Parameswara

raja Sumatra pendiri Kesultanan Malaka
Revisi sejak 18 Mei 2009 14.36 oleh Borgxbot (bicara | kontrib) (Bot: Penggantian teks otomatis (-. Beliau +. Ia))

Parameswara (1344-1414) adalah nama tokoh yang disebut sebagai pendiri Kesultanan Malaka dalam Suma Oriental tulisan Tome Pires. Dalam buku tersebut juga disebutkan bahwa Parameswara merupakan pangeran dari Palembang (banyak yang menyalahartikannya sebagai kerajaan Sriwijaya, karena pada masa itu Palembang adalah taklukan Majapahit) yang menikah dengan putri Batara Tumapel dari Jawa. Parameswara kemudian pergi ke Singapura, dan menjadi penguasa di sana selama 5 tahun, sebelum kemudian pergi ke Malaka dan membangun kesultanan baru di sana.

Asal-usul Keturunan

Raden Wijaya, raja pertama (1293-1309) dan pendiri Kerajaan Majapahit menikahi Sri Gayatri Rajapatni, putri dari Sri Kertanegara, raja terakhir (1268-1292) Kerajaan Singasari, yang kemudian memiliki Putri Tribuana Tunggadewi, ratu pemimpin ketiga (1326-1350) Kerajaan Majapahit. Ia menikahi Kertawardana, dan memiliki putri bernama Iswari. Si putri kemudian menikahi Singawardana, dan memiliki Putri Sarawardani. Kemudian ia menikahi Ranamenggala, dan memiliki anak bernama Parameswara yang lahir di tahun 1344 pada saat nenek buyutnya, Ratu Tribuana Tunggadewi, memerintah Majapahit.
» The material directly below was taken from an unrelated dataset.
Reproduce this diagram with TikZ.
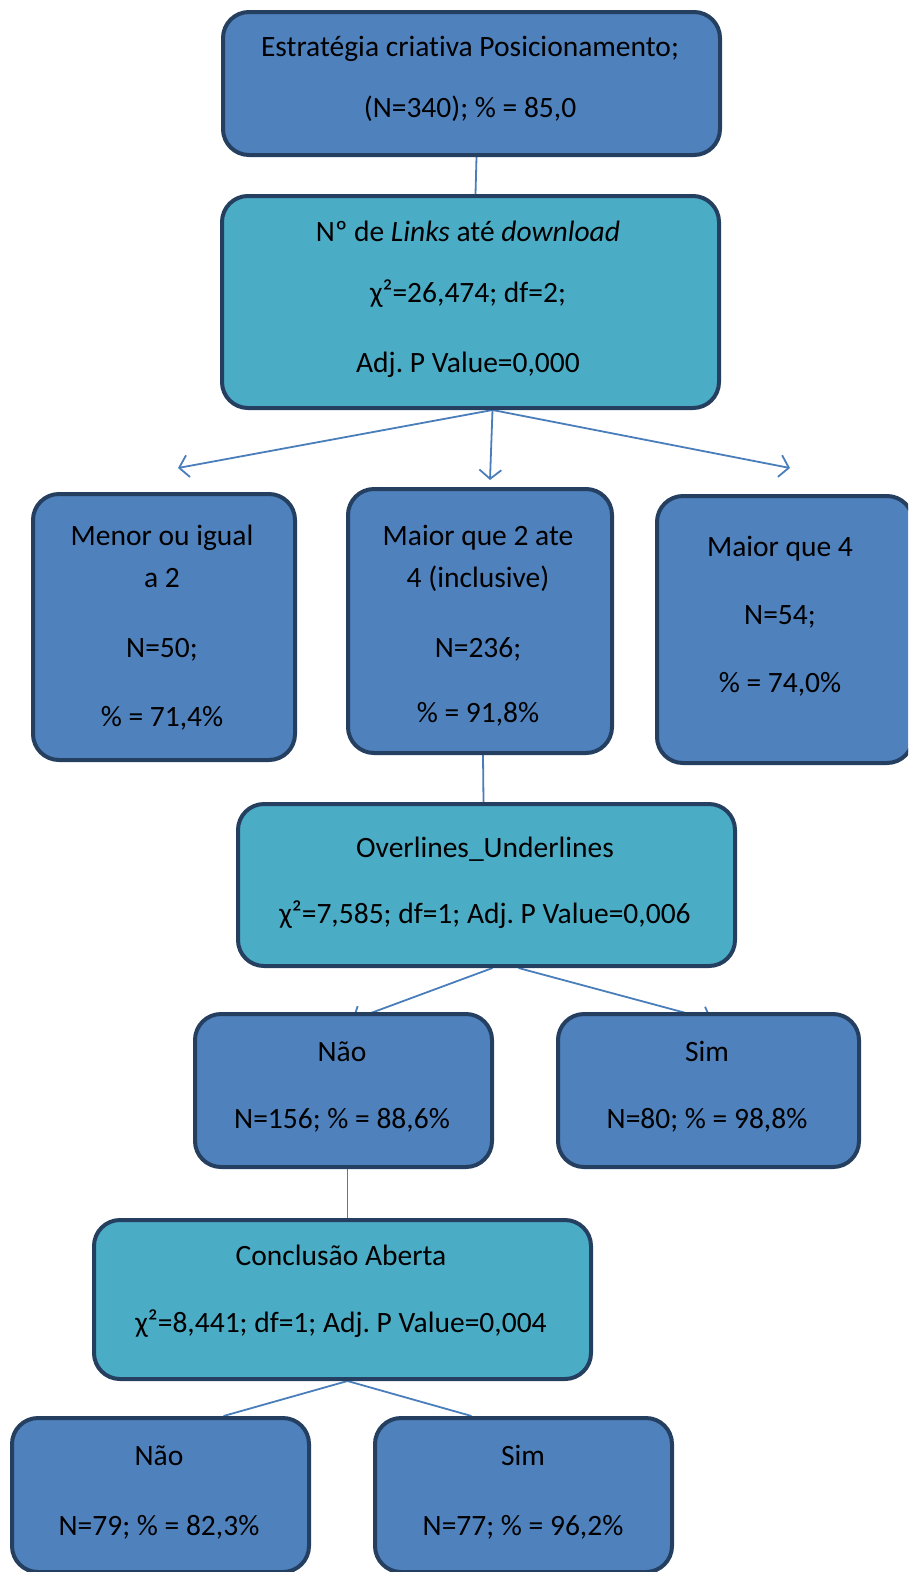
\documentclass[tikz,border=0pt]{standalone}
\usepackage{fontspec}
\setmainfont{Carlito}[Ligatures=NoCommon]
\frenchspacing
\usetikzlibrary{arrows.meta}
\pgfdeclarelayer{bg}
\pgfsetlayers{bg,main}
\definecolor{boxblue}{HTML}{4F81BD}
\definecolor{boxteal}{HTML}{4BACC6}
\definecolor{boxedge}{HTML}{243F60}
\definecolor{linkblue}{HTML}{4A7EBB}
\tikzset{
  box/.style={draw=boxedge, line width=4pt, rounded corners=26pt, anchor=north west, inner sep=0pt},
  leaf/.style={box, fill=boxblue},
  split/.style={box, fill=boxteal},
  txt/.style={anchor=base, inner sep=0pt, font=\fontsize{29.5}{34}\selectfont},
  link/.style={draw=linkblue, line width=1.8pt},
  arr/.style={link, -{Straight Barb[length=9pt, width=22pt, line width=1.8pt]}}
}
\begin{document}
\begin{tikzpicture}[x=1pt,y=-1pt]
\useasboundingbox (0,0) rectangle (908,1572);
\begin{scope}
\clip (0,0) rectangle (908,1572);
% boxes
\node[leaf,  minimum width=497pt, minimum height=143pt] (b1) at (221,10) {};
\node[split, minimum width=497pt, minimum height=212pt] (b2) at (220,194) {};
\node[leaf,  minimum width=262pt, minimum height=266pt] (b3) at (31,492) {};
\node[leaf,  minimum width=264pt, minimum height=264pt] (b4) at (346,487) {};
\node[leaf,  minimum width=256pt, minimum height=267pt] (b5) at (655,494) {};
\node[split, minimum width=497pt, minimum height=162pt] (b6) at (236,802) {};
\node[leaf,  minimum width=297pt, minimum height=153pt] (b7) at (193,1012) {};
\node[leaf,  minimum width=301pt, minimum height=153pt] (b8) at (556,1012) {};
\node[split, minimum width=497pt, minimum height=159pt] (b9) at (92,1218) {};
\node[leaf,  minimum width=297pt, minimum height=154pt] (b10) at (10,1416) {};
\node[leaf,  minimum width=297pt, minimum height=154pt] (b11) at (373,1416) {};

% texts
\node[txt] (t1a) at (470,56) {Estratégia criativa Posicionamento;};
\node[txt] (t1b) at (470,117) {(N=340); \% = 85,0};
\node[txt] (t2a) at (468,241) {Nº de \textit{Links} até \textit{download}};
\node[txt] (t2b) at (468,302) {χ²=26,474; df=2;};
\node[txt] (t2c) at (468,372) {Adj. P Value=0,000};
\node[txt] (t3a) at (162,545) {Menor ou igual};
\node[txt] (t3b) at (162,587) {a 2};
\node[txt] (t3c) at (162,657) {N=50;};
\node[txt] (t3d) at (162,726) {\% = 71,4\%};
\node[txt] (t4a) at (478,545) {Maior que 2 ate};
\node[txt] (t4b) at (478,587) {4 (inclusive)};
\node[txt] (t4c) at (478,657) {N=236;};
\node[txt] (t4d) at (478,722) {\% = 91,8\%};
\node[txt] (t5a) at (780,556) {Maior que 4};
\node[txt] (t5b) at (780,624) {N=54;};
\node[txt] (t5c) at (780,692) {\% = 74,0\%};
\node[txt] (t6a) at (485,857) {Overlines\_Underlines};
\node[txt] (t6b) at (485,923) {χ²=7,585; df=1; Adj. P Value=0,006};
\node[txt] (t7a) at (342,1061) {Não};
\node[txt] (t7b) at (342,1128) {N=156; \% = 88,6\%};
\node[txt] (t8a) at (707,1061) {Sim};
\node[txt] (t8b) at (707,1128) {N=80; \% = 98,8\%};
\node[txt] (t9a) at (341,1265) {Conclusão Aberta};
\node[txt] (t9b) at (341,1332) {χ²=8,441; df=1; Adj. P Value=0,004};
\node[txt] (t10a) at (159,1465) {Não};
\node[txt] (t10b) at (159,1535) {N=79; \% = 82,3\%};
\node[txt] (t11a) at (523,1465) {Sim};
\node[txt] (t11b) at (523,1535) {N=77; \% = 96,2\%};

% free arrow ends
\coordinate (e3) at (178,468);
\coordinate (e4) at (490,480);
\coordinate (e5) at (790,468);
\coordinate (e7) at (352,1020);
\coordinate (e8) at (712,1020);

% connectors behind the boxes
\begin{pgfonlayer}{bg}
\draw[link] ([xshift=5pt]b1.south) -- ([xshift=5pt]b2.north);
\draw[arr] ([xshift=22pt]b2.south) -- (e3);
\draw[arr] ([xshift=22pt]b2.south) -- (e4);
\draw[arr] ([xshift=22pt]b2.south) -- (e5);
\draw[link] ([xshift=3pt]b4.south) -- ([xshift=-3pt]b6.north);
\draw[arr] ([xshift=6pt]b6.south) -- (e7);
\draw[arr] ([xshift=32pt]b6.south) -- (e8);
\draw[link] ([xshift=4pt]b7.south) -- ([xshift=5pt]b9.north);
\draw[link] ([xshift=5pt]b9.south) -- ([xshift=63pt]b10.north);
\draw[link] ([xshift=5pt]b9.south) -- ([xshift=-52pt]b11.north);
\end{pgfonlayer}
\end{scope}
\end{tikzpicture}
\end{document}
Selain itu, Parameswara masih kerabat dari Ananggavarman atau Ananggawarman, (anak dari Adityawarman) yang menjabat sebagai penguasa wilayah (setingkat gubernur di masa kini) Majapahit di Pagar Ruyung, Kerajaan Dharmasraya, dan Palembang.

Setelah jatuhnya Kerajaan Sriwijaya pada tahun 1025 karena serangan raja Cola dari Kerajaan Colamandala, India, dan ditaklukkan oleh Kerajaan Dharmasraya pada tahun 1088, istilah Sriwijaya sudah tidak lazim digunakan, tetapi lebih sering disebut sebagai Palembang di dalam naskah kuno seperti Babad Tanah Jawi mahupun Naskah Wangsakerta.

Sebelumnya Parameswara beragama Hindu, dan kemudian memeluk agama Islam di tahun 1414. Dari agama yang diyakini kita dapat lihat bahawa Parameswara bukan asli dari Sriwijaya atau Palembang, karena umumnya mereka memeluk agama Buddha. Sriwijaya di masa lampau adalah pusat pengembangan agama Buddha di Asia Tenggara.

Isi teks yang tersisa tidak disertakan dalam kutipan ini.